What can future owners expect? Output from the car’s 2.0-liter turbocharged inline-4 has been dialed to 296 horsepower and 295 pound-feet of torque, with the key upgrade being a new turbocharger. The regular GTI is rated at 242 hp and 273 lb-ft.

Power is to the front wheels only, via a 7-speed dual-clutch transmission. Although a 6-speed manual is offered in the regular GTI, it won’t be here. VW quoted a 0-62 mph time of six seconds and a top speed capped at 155 mph.

2021 Volkswagen Golf GTI Clubsport

The latest hot hatch also comes with some chassis mods to help make use of the extra power. The list includes a mechanical differential in place of the brake-based system of the regular GTI. The suspension also sits 15 millimeter lower than in the regular GTI and can be upgraded with an available active damping system. Other tweaks include increased positive camber at the front axle and more responsive steering during cornering.

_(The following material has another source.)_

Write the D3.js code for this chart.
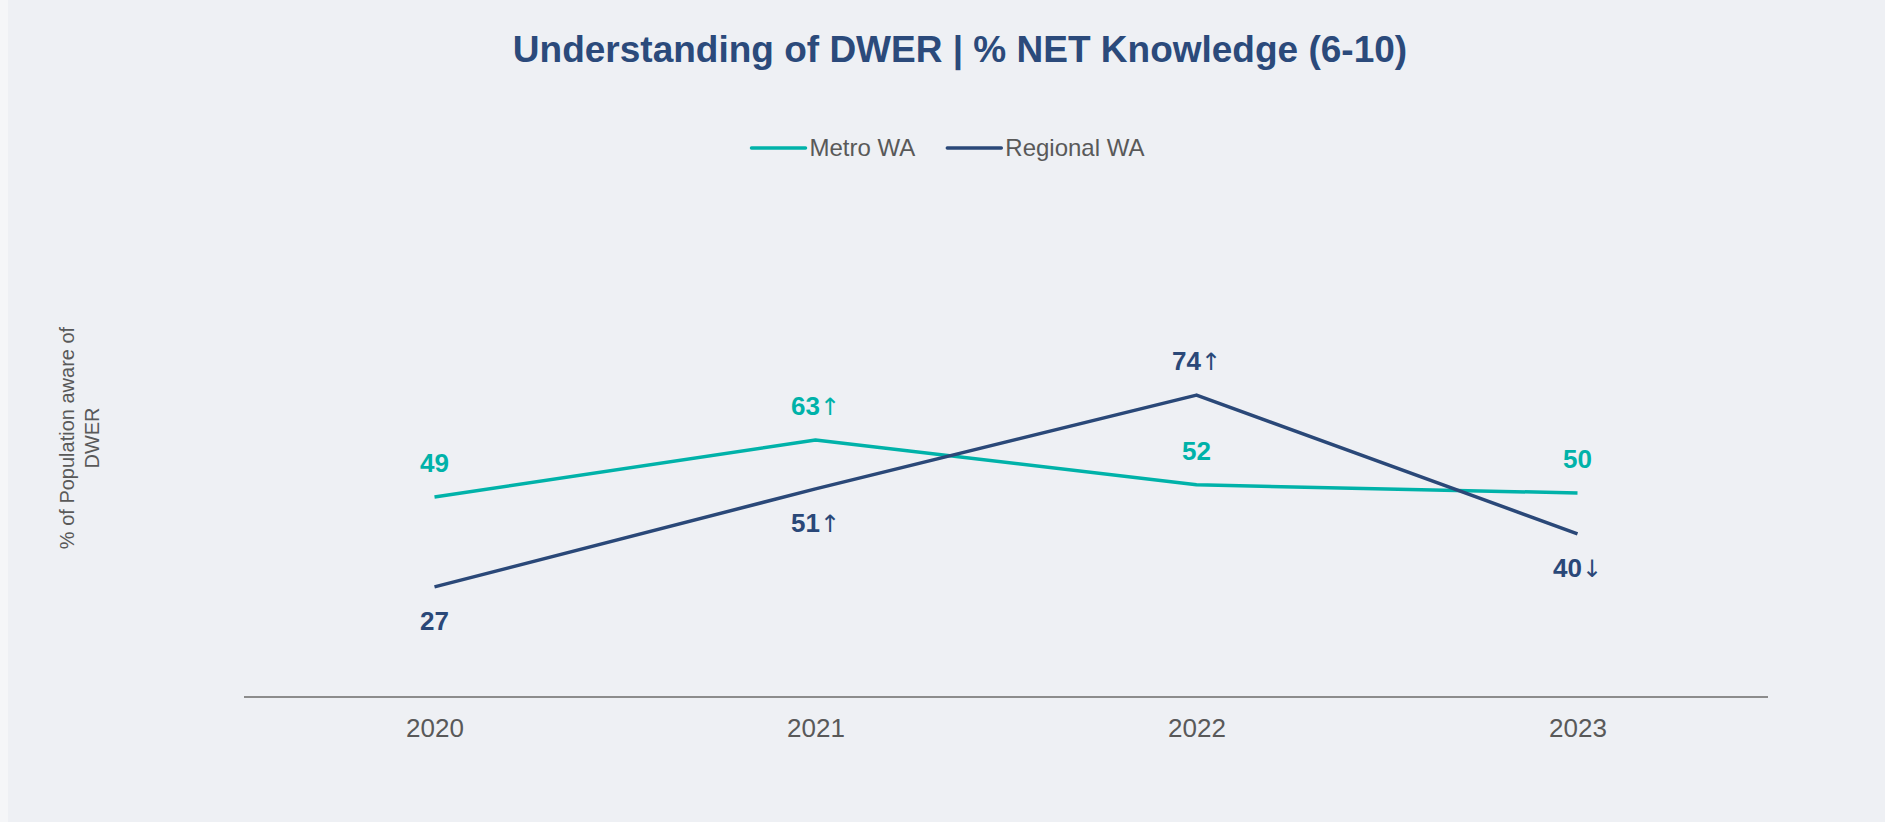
<!DOCTYPE html>
<html>
<head>
<meta charset="utf-8">
<script src="https://cdn.jsdelivr.net/npm/d3@7.9.0/dist/d3.min.js"></script>
<style>
  html, body { margin: 0; padding: 0; background: #eef0f4; }
  svg { display: block; font-family: Arial, "Liberation Sans", sans-serif; }
</style>
</head>
<body>
<svg id="chart" width="1885" height="822"></svg>
<script>
// data
const years = ['2020', '2021', '2022', '2023'];
const metroValues = [49, 63, 52, 50];
const regionalValues = [27, 51, 74, 40];
// significance arrows shown after each value
const metroArrows = ['', '↑', '', ''];
const regionalArrows = ['', '↑', '↑', '↓'];
// label above (-1) or below (+1) the point
const metroLabelSide = [-1, -1, -1, -1];
const regionalLabelSide = [1, 1, -1, 1];

const seriesNames = ['Metro WA', 'Regional WA'];
const seriesColors = ['#00b2a9', '#2a4878'];

const series = [
  { name: seriesNames[0], color: seriesColors[0], values: metroValues, arrows: metroArrows, side: metroLabelSide },
  { name: seriesNames[1], color: seriesColors[1], values: regionalValues, arrows: regionalArrows, side: regionalLabelSide }
];

const svg = d3.select('#chart');
const W = 1885, H = 822;

svg.append('rect').attr('width', W).attr('height', H).attr('fill', '#eef0f4');
svg.append('rect').attr('width', 8).attr('height', H).attr('fill', '#f5f6f8');

const x = d3.scalePoint().domain(years).range([244, 1768]).padding(0.5);
const y = d3.scaleLinear().domain([0, 100]).range([697, 289]);

// title
svg.append('text')
  .attr('x', 960).attr('y', 62)
  .attr('text-anchor', 'middle')
  .attr('font-size', 37).attr('font-weight', 'bold')
  .attr('fill', '#2b4a7b')
  .text('Understanding of DWER | % NET Knowledge (6-10)');

// legend
const legend = svg.append('g');
let lx = 0;
series.forEach((s, i) => {
  const g = legend.append('g').attr('transform', `translate(${lx},0)`);
  g.append('line').attr('x1', 0).attr('x2', 54).attr('y1', 0).attr('y2', 0)
    .attr('stroke', s.color).attr('stroke-width', 3.5).attr('stroke-linecap', 'round');
  const t = g.append('text').attr('x', 58).attr('y', 0).attr('dy', '0.35em')
    .attr('font-size', 24).attr('fill', '#595959').text(s.name);
  lx += 58 + t.node().getComputedTextLength() + 32;
});
const legendW = lx - 32;
legend.attr('transform', `translate(${948 - legendW / 2},148)`);

// y axis title
const yTitle = ['% of Population aware of', 'DWER'];
yTitle.forEach((line, i) => {
  svg.append('text')
    .attr('transform', `translate(${67 + i * 25},438) rotate(-90)`)
    .attr('text-anchor', 'middle').attr('dy', '0.35em')
    .attr('font-size', 20).attr('fill', '#595959')
    .text(line);
});

// x axis
const xAxis = svg.append('g')
  .attr('transform', `translate(0,${y(0)})`)
  .call(d3.axisBottom(x).tickSize(0).tickPadding(22));
xAxis.select('.domain').attr('d', `M244,0H1768`).attr('stroke', '#8c8c8c').attr('stroke-width', 2);
xAxis.selectAll('text').attr('font-size', 26).attr('fill', '#595959')
  .attr('font-family', 'Arial, "Liberation Sans", sans-serif');

// lines
const line = d3.line().x((d, i) => x(years[i])).y(d => y(d));
series.forEach(s => {
  svg.append('path')
    .attr('d', line(s.values))
    .attr('fill', 'none')
    .attr('stroke', s.color)
    .attr('stroke-width', 3.5)
    .attr('stroke-linejoin', 'round');
});

// data labels
series.forEach(s => {
  s.values.forEach((v, i) => {
    const t = svg.append('text')
      .attr('x', x(years[i]))
      .attr('y', y(v) + s.side[i] * 34)
      .attr('dy', '0.35em')
      .attr('text-anchor', 'middle')
      .attr('font-size', 26).attr('font-weight', 'bold')
      .attr('fill', s.color);
    t.append('tspan').text(v);
    if (s.arrows[i]) {
      t.append('tspan')
        .attr('font-weight', 'normal')
        .attr('font-family', '"DejaVu Sans", sans-serif')
        .attr('font-size', 24)
        .text(s.arrows[i]);
    }
  });
});
</script>
</body>
</html>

You’ll also notice the new front fascia with bigger openings and the fog lights removed. The car also sports a new front splitter, plus a set of side skirts and a new rear diffuser. The exhaust tips also appear slightly larger than on the regular GTI.

The standard wheels measure 18 inches across but there’s an available 19-inch option that can be fitted with Michelin Pilot Sport Cup 2 tires. With this latter configuration, the GTI Clubsport will lap the Nürburgring in a time of 7:54. That’s fast, though not fast enough to crack the current record for front-wheel-drive cars of 7:49.21, set by the last GTI Clubsport S model in 2016.

Interestingly, the latest GTI Clubsport has a drive mode specifically developed for the Nürburgring. It dials most systems to the max but also softens up the suspension to help reduce the wheels from bouncing too much on the ‘Ring’s bumpy surface.

While the U.S. misses out on the GTI Clubsport, Golf fans here can also look forward to a new Golf R arriving alongside the regular GTI next year.